▶ [Direction]
Repeat, please, only the lines from the top of the data down to the line with "79.8, 87.0, 94.1];"; include both of those lines.

━━━━━━━━━━━━━━━━

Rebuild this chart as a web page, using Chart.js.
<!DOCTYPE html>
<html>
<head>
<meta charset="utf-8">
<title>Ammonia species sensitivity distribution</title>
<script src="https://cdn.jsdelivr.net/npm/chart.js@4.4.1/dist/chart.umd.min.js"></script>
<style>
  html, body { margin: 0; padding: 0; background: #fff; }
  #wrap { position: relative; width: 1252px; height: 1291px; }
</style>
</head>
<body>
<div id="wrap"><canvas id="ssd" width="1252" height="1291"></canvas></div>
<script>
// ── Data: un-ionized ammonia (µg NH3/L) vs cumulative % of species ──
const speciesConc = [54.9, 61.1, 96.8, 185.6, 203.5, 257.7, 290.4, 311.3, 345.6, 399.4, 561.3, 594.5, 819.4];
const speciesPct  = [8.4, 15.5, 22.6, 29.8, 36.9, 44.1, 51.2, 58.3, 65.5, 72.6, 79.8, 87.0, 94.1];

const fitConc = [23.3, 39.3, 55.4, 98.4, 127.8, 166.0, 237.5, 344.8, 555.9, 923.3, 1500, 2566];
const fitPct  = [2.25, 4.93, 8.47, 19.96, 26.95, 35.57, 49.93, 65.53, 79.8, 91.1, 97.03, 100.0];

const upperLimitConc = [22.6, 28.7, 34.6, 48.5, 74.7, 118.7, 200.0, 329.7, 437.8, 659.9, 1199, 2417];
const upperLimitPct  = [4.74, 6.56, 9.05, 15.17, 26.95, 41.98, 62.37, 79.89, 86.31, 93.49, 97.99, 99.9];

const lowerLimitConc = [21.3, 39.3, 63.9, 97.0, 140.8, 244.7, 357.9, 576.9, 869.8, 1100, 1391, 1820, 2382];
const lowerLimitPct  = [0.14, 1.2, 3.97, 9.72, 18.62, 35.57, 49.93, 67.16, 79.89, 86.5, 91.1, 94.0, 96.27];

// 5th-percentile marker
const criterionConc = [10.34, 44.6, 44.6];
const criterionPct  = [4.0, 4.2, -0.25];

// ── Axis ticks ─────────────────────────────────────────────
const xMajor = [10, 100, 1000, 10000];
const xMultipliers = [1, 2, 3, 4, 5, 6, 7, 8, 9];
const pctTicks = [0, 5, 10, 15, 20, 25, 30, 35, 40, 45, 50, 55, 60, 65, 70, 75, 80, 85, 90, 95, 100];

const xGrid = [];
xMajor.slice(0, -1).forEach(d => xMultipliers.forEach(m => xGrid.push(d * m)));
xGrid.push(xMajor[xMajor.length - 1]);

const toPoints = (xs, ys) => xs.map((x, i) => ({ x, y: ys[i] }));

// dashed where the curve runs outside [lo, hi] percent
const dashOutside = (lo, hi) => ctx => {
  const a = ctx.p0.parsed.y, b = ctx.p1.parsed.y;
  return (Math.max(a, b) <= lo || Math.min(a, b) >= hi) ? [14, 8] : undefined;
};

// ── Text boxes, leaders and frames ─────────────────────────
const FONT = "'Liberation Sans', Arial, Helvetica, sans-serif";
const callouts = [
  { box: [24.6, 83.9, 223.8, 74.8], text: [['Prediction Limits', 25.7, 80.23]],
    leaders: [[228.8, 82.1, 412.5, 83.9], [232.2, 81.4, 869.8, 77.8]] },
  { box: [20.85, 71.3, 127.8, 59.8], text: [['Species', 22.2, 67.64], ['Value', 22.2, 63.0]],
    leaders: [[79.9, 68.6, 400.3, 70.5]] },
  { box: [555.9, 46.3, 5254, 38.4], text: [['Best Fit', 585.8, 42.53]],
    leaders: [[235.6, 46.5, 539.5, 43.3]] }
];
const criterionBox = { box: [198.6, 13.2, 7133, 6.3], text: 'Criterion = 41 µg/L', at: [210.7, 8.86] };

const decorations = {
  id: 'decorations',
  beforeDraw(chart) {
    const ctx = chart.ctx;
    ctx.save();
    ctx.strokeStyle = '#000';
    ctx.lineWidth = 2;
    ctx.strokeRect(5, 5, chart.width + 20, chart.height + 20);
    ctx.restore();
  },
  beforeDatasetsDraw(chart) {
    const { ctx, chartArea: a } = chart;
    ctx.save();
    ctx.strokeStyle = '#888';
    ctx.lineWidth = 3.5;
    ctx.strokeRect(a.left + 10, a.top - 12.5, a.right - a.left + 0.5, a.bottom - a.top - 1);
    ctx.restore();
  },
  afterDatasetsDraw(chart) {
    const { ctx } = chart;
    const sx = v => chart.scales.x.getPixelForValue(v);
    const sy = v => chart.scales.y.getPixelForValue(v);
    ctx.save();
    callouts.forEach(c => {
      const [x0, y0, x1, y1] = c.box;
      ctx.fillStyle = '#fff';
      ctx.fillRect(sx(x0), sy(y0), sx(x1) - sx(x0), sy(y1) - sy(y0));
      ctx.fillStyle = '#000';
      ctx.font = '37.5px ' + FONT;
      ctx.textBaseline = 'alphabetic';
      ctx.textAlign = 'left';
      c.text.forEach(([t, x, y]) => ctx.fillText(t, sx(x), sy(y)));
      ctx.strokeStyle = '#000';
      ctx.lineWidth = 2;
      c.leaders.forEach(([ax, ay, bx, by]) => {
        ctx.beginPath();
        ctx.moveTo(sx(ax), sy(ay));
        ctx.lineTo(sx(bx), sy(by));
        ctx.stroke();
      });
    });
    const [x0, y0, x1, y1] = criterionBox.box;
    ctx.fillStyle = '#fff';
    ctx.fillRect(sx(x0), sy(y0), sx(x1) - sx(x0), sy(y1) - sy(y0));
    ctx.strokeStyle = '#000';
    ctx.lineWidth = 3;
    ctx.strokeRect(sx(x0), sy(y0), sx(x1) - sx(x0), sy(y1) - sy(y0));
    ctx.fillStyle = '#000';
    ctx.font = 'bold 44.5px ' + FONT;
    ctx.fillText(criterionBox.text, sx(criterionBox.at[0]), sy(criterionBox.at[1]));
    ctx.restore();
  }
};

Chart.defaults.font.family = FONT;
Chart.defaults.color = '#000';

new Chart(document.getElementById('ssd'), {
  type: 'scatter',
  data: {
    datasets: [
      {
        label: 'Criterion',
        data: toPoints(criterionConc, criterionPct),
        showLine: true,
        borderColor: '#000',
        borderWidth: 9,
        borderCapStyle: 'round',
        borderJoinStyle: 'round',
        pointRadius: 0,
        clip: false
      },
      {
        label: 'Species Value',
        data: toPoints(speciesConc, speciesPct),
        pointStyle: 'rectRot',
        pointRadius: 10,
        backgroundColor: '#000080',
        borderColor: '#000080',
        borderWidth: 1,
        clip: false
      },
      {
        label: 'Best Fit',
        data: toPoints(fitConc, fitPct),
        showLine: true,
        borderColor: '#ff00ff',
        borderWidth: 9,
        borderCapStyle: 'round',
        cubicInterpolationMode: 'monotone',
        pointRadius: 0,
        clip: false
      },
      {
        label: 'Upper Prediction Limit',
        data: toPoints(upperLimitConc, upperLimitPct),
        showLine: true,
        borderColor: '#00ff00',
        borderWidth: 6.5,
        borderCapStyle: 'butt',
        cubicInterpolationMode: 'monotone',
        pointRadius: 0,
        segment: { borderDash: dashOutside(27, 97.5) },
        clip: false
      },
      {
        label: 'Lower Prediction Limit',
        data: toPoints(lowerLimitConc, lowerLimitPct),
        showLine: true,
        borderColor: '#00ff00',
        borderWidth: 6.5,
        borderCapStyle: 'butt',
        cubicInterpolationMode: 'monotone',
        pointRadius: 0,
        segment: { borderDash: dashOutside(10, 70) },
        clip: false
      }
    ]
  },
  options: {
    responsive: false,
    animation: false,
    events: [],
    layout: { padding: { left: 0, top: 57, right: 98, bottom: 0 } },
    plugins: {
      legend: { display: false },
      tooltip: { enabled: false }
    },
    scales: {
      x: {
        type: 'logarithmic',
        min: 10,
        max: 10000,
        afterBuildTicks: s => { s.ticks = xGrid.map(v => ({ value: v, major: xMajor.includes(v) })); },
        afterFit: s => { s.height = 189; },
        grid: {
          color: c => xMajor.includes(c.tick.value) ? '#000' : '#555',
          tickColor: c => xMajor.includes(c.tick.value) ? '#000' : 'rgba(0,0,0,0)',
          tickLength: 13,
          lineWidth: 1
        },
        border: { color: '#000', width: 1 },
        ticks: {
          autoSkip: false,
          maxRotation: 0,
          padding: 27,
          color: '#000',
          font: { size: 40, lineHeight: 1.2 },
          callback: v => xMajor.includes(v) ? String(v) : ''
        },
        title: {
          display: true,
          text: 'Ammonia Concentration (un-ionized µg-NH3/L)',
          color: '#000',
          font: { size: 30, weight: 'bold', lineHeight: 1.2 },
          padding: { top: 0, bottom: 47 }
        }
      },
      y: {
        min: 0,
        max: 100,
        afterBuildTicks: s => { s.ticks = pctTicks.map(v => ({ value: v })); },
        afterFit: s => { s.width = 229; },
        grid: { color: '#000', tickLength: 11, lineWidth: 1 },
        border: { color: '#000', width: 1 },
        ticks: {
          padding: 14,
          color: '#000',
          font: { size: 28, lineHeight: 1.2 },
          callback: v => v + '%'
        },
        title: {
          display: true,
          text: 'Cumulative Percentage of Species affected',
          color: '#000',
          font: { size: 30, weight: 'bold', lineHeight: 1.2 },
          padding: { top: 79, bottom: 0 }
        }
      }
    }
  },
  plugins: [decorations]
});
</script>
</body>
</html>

━━━━━━━━━━━━━━━━

▶ [Solution to the problem]
Rebuild this chart as a web page, using Chart.js.
<!DOCTYPE html>
<html>
<head>
<meta charset="utf-8">
<title>Ammonia species sensitivity distribution</title>
<script src="https://cdn.jsdelivr.net/npm/chart.js@4.4.1/dist/chart.umd.min.js"></script>
<style>
  html, body { margin: 0; padding: 0; background: #fff; }
  #wrap { position: relative; width: 1252px; height: 1291px; }
</style>
</head>
<body>
<div id="wrap"><canvas id="ssd" width="1252" height="1291"></canvas></div>
<script>
// ── Data: un-ionized ammonia (µg NH3/L) vs cumulative % of species ──
const speciesConc = [54.9, 61.1, 96.8, 185.6, 203.5, 257.7, 290.4, 311.3, 345.6, 399.4, 561.3, 594.5, 819.4];
const speciesPct  = [8.4, 15.5, 22.6, 29.8, 36.9, 44.1, 51.2, 58.3, 65.5, 72.6, 79.8, 87.0, 94.1];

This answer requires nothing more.